Explainable AI (XAI) methods aim to provide people with an understanding of why and how AI systems behave. Recognizing the potential benefit this can have on AI-assisted decision-making, researchers, media, and funding agencies have turned to XAI as a solution to help people navigate when to consult and rely on AI systems in high-stakes decision-making contexts. Interestingly, while some controlled studies show that XAI advances have led to improved human-AI decision-making, other studies have shown that XAI advances have resulted in negative outcomes. Human-centered AI researchers argue that these inconsistent findings stem from taking a “one-size-fits-all” approach, ignoring consumers’ diverse expertise and XAI needs. In contrast, I argue that it stems from the lack of user agency in steering explanation generation and overlooking the possibility of imperfect XAI in human-AI collaboration. Furthermore, with a continued focus on supporting the understanding of AI and calibrating reliance, we remain unaware of the true value that explanations can bring to people when using AI in decision-making contexts. 

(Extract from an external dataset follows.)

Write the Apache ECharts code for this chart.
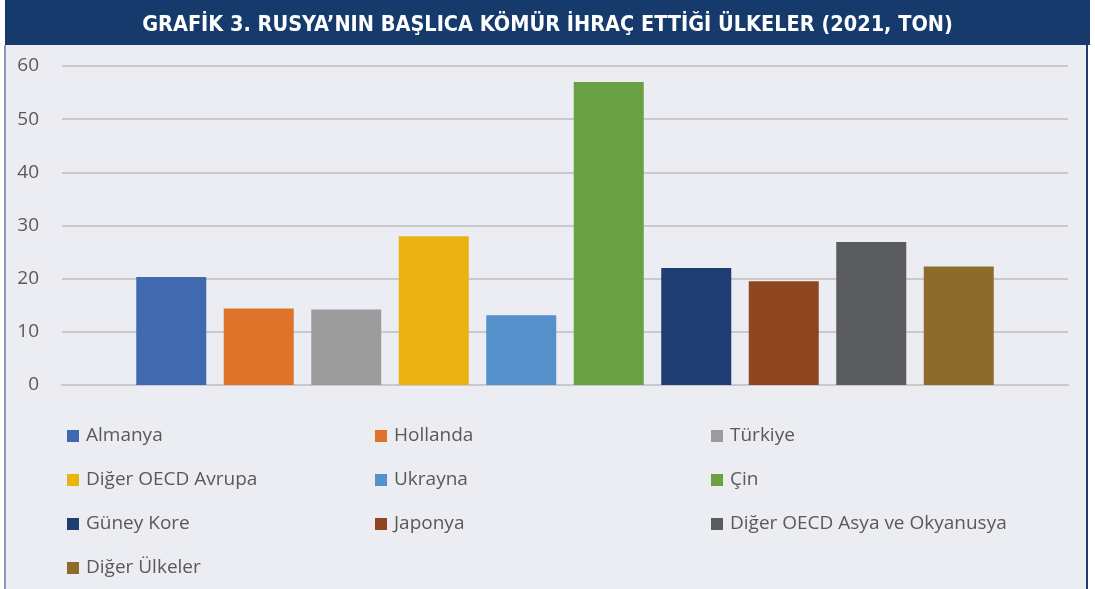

To expose the diverse values that explanations can bring to people while collaborating with AI, this thesis expands the XAI design space by introducing a novel paradigm called Steerable Explanations. By combining appropriation-aware design with interactive interfaces, Steerable Explanations support users in steering the explanation generation and the purpose of the explanation toward their evolving and unique explanation goals. To demonstrate the need to expand the design space of AI explanations, Part I of this dissertation details how a human-centered approach to XAI still leads to inconclusive findings in human-AI decision-making, and Part II reveals how people use XAI in unexpected ways to compensate for their unmet explanation needs. This thesis then goes on to expand the XAI design space in Part III by first co-designing explanations that support user agency in the explanation generation process. The second half of part III, my proposed work, extends this by formalizing the design space of Steerable Explanations, supporting user agency during explanation generation and in shaping the purpose of the explanation. Through an exploratory study using a text-to-image model as an explanation generation method, I uncover the emerging uses of AI explanations in human-AI collaborations. 

Overall, this dissertation expands upon human-centered explainable AI by advancing how we design for and think about AI explanations during human-AI collaborations. By reframing AI explanations as interactive, imperfect AI tools instead of infallible, static outputs, this thesis moves toward uncovering new design spaces and interactions with AI explanations.